▸ Stated goal
Exactly the lines from the one with "Recreate this image" through the one with "Chart.register(...registerables);" should be returned, both ends included and nothing else. Omit any pictures.

▸ Given data
[BEGIN]
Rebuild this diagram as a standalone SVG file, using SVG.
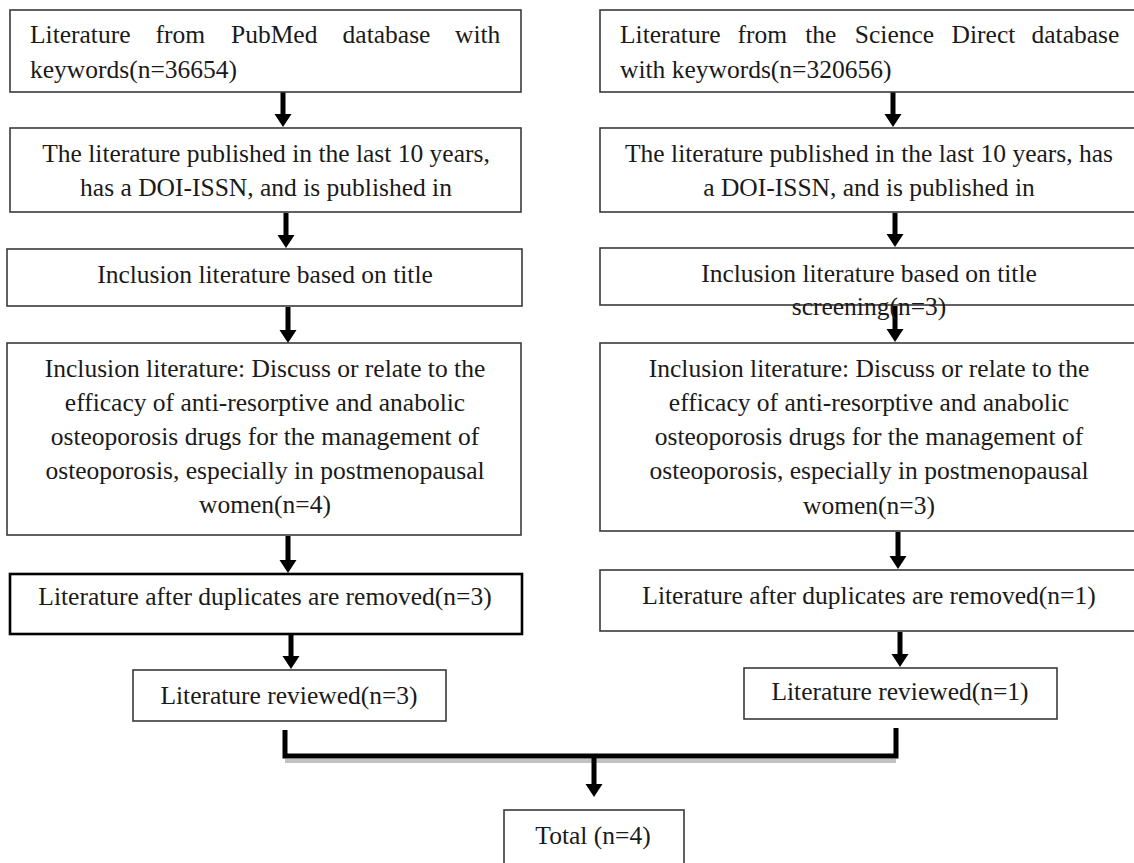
[END]
[BEGIN]
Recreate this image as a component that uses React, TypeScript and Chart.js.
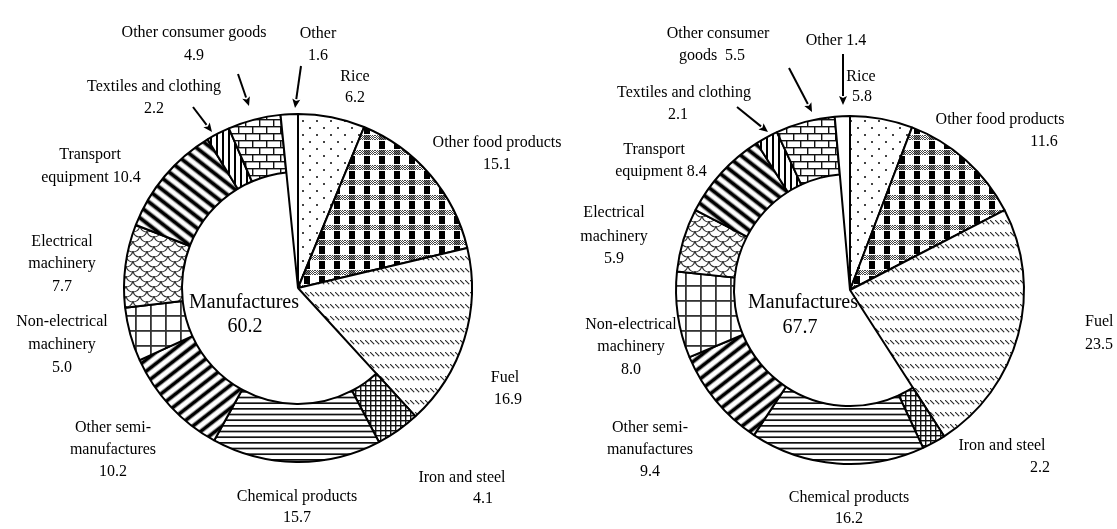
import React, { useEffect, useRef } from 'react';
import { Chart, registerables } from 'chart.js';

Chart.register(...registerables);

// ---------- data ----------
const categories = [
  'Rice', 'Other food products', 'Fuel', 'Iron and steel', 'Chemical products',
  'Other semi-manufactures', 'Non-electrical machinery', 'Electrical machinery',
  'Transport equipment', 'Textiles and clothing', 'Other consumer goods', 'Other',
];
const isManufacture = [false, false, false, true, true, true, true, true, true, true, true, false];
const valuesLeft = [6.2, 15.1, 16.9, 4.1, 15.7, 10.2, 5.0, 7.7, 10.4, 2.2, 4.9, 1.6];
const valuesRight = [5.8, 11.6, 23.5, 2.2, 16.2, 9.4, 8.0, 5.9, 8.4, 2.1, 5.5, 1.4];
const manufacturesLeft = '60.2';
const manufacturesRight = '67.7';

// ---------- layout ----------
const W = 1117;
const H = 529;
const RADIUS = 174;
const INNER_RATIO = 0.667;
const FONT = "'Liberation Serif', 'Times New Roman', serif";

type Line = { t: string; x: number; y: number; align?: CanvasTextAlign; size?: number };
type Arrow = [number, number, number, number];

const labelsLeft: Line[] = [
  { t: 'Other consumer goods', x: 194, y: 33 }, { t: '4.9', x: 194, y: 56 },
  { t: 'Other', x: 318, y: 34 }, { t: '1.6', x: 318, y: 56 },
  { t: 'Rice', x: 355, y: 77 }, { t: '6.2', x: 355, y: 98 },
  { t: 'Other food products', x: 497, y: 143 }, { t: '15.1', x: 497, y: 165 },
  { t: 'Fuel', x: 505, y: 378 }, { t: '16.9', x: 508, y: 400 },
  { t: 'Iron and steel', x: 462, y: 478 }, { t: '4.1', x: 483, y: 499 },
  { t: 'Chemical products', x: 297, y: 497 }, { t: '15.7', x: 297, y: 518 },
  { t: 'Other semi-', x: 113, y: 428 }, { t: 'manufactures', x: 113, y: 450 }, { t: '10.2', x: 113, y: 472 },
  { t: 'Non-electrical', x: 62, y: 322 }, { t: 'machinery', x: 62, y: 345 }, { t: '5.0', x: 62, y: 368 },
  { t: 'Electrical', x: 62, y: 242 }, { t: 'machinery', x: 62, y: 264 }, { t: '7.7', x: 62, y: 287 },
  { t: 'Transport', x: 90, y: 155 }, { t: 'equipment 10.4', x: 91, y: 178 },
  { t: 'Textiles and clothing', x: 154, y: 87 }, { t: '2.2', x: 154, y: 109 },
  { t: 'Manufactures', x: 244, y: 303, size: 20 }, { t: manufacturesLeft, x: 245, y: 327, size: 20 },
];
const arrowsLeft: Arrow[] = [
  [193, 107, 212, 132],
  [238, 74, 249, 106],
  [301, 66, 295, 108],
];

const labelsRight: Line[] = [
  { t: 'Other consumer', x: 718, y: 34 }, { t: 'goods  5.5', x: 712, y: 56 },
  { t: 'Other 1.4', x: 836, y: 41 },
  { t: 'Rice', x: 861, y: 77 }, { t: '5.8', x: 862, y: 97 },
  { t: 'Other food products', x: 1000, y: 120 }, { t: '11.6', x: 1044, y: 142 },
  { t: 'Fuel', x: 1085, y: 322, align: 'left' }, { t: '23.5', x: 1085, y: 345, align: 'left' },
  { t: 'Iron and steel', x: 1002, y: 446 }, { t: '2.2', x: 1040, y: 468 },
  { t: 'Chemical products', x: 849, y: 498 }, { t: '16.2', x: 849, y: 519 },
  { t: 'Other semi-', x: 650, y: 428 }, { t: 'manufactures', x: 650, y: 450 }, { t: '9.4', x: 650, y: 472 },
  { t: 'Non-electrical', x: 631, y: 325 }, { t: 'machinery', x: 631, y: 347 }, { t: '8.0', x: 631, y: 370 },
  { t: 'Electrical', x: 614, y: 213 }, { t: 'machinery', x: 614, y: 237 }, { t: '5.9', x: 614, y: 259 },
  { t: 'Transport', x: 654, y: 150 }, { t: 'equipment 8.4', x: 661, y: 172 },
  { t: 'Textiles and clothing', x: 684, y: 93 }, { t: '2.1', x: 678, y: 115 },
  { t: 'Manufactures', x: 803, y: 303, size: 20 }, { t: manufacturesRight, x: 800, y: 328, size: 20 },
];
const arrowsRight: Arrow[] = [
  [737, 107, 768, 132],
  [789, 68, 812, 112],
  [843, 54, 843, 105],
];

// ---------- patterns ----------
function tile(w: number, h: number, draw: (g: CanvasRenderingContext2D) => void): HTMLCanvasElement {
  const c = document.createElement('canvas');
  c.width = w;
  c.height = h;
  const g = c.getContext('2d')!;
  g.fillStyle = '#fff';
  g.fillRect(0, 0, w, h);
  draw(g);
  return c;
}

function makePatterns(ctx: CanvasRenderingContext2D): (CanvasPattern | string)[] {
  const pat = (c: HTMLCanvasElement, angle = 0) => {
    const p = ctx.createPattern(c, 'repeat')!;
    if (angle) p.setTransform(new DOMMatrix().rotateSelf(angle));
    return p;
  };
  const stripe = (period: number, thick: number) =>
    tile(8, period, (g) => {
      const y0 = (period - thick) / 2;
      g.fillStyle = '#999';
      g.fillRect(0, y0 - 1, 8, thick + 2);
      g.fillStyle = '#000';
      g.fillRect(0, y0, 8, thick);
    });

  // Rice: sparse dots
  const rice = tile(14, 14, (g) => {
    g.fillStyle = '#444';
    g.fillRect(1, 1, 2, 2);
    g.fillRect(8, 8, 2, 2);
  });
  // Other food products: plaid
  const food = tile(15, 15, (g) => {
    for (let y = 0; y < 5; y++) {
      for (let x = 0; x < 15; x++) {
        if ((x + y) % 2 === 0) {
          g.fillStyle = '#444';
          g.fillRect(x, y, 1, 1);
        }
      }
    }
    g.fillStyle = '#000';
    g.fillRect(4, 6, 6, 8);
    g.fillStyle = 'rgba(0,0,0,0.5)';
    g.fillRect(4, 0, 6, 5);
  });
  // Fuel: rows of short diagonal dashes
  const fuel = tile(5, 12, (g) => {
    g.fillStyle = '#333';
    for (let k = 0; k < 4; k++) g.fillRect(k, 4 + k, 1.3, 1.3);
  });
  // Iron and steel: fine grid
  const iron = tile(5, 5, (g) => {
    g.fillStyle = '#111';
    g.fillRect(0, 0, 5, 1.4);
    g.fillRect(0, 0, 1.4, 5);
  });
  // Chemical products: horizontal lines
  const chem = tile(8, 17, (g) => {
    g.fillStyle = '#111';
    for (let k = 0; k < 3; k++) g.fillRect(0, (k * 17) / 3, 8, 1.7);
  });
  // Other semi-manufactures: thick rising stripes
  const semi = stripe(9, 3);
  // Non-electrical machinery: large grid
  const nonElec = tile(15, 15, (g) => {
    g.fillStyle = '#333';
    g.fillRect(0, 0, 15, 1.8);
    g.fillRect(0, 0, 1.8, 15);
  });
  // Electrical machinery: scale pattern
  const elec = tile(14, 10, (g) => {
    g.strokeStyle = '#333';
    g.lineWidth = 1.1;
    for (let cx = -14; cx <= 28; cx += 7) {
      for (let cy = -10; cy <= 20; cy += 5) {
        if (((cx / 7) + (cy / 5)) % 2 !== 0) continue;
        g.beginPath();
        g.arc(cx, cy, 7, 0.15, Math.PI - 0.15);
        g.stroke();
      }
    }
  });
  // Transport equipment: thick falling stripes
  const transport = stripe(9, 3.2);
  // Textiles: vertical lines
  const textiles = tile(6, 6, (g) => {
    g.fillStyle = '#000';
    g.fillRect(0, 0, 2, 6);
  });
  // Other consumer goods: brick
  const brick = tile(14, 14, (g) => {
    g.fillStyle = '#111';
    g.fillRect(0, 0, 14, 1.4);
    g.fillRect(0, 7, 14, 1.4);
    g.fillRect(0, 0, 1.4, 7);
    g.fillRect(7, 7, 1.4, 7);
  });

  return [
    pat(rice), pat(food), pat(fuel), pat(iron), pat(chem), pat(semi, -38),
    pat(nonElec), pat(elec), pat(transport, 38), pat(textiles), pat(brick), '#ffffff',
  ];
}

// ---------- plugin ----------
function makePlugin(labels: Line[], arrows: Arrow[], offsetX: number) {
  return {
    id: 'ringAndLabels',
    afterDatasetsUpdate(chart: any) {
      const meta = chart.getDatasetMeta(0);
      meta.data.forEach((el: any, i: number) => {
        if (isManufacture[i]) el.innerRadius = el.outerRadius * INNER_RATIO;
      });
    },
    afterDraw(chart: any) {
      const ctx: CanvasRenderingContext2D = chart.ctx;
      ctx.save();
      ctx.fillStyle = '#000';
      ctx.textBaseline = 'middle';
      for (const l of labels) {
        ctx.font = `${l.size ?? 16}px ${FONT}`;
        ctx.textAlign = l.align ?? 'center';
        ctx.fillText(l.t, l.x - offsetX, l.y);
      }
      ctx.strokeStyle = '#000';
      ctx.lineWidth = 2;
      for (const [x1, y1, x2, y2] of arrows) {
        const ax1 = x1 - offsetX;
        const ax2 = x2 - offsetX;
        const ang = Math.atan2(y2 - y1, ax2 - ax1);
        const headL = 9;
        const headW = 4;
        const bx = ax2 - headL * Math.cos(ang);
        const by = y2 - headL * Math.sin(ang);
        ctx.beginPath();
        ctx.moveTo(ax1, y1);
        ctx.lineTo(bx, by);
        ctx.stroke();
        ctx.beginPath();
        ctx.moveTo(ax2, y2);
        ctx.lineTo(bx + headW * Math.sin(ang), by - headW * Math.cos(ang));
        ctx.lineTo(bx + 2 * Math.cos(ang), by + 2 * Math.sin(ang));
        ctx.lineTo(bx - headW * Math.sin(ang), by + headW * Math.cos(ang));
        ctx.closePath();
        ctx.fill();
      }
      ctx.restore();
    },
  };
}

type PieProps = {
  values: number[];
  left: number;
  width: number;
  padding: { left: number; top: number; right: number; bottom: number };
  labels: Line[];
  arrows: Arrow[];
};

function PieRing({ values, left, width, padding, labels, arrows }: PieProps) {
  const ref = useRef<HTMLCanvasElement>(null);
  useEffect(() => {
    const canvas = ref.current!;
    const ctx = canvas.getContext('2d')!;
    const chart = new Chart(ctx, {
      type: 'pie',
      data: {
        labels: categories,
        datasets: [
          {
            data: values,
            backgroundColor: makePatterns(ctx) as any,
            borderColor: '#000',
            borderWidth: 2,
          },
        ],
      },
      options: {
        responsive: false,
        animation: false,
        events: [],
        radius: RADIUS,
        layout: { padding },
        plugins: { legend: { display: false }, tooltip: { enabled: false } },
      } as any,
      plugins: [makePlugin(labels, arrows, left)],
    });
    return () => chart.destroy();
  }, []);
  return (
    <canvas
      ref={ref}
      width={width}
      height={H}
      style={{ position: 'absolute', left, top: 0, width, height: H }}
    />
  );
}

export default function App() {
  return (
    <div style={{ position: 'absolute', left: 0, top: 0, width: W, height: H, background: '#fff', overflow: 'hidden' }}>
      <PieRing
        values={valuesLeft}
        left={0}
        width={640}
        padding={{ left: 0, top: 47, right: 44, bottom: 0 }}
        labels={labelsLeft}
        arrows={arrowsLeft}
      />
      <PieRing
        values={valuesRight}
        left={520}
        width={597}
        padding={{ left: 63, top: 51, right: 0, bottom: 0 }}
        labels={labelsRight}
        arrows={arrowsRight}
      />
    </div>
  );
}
[END]
▸ Solution to this exercise
Recreate this image as a component that uses React, TypeScript and Chart.js.
import React, { useEffect, useRef } from 'react';
import { Chart, registerables } from 'chart.js';

Chart.register(...registerables);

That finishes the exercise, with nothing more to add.